Plan the recovery before the chain breaks
Decide in advance that a broken chain means start the next day, not abandon the habit.
Why it works
Every chain breaks eventually, and the streak method's fatal flaw is the all-or-nothing thinking it can encourage: one miss can feel like total failure. Pre-committing to a recovery rule defuses that — the break becomes a single zero in a long record rather than proof the effort was worthless, which is what actually keeps people in the game long-term.
How to do it
- Before you start, write your recovery rule: "If the chain breaks, I begin a new one the next day."
- When a break happens, refuse the "I ruined it" story and simply restart, no penance required.
- Keep the old chain visible too, so a 40-day record followed by a reset still reads as progress.
Evidence
Aligns with habit-formation research showing a single missed day does not meaningfully reduce long-run habit formation, and with relapse-prevention work on the abstinence-violation effect (catastrophizing a lapse drives full relapse). (observational)

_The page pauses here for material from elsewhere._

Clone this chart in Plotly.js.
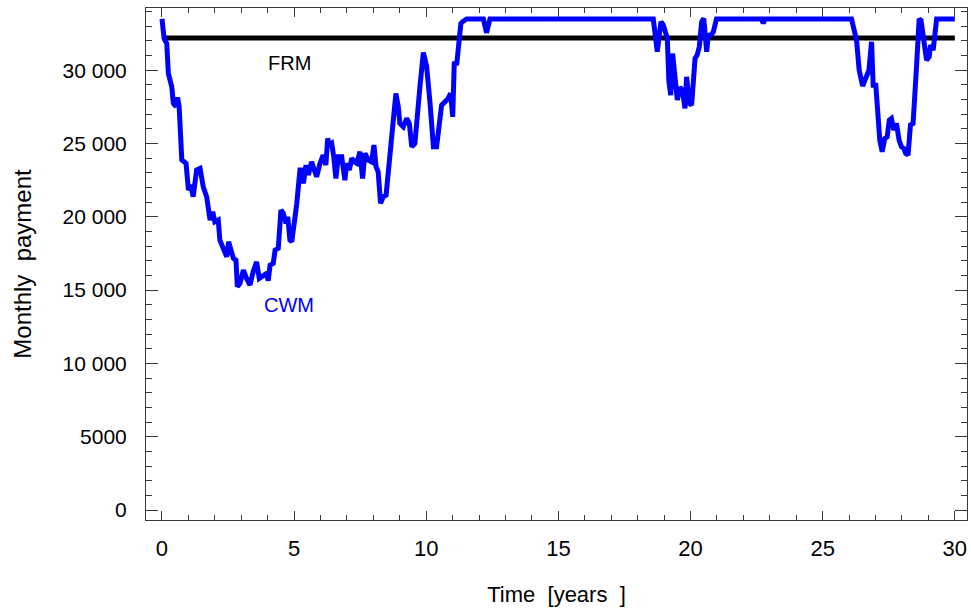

The recovery rule is essential precisely because the streak method's strength (loss aversion) is also its biggest risk after a break.
Sources
- Lally et al. (2010), a single missed opportunity did not materially affect habit formation, European Journal of Social Psychology
Common mistake
Treating the broken chain as the end of the project, so a perfect 40-day run is thrown away over one ordinary missed day.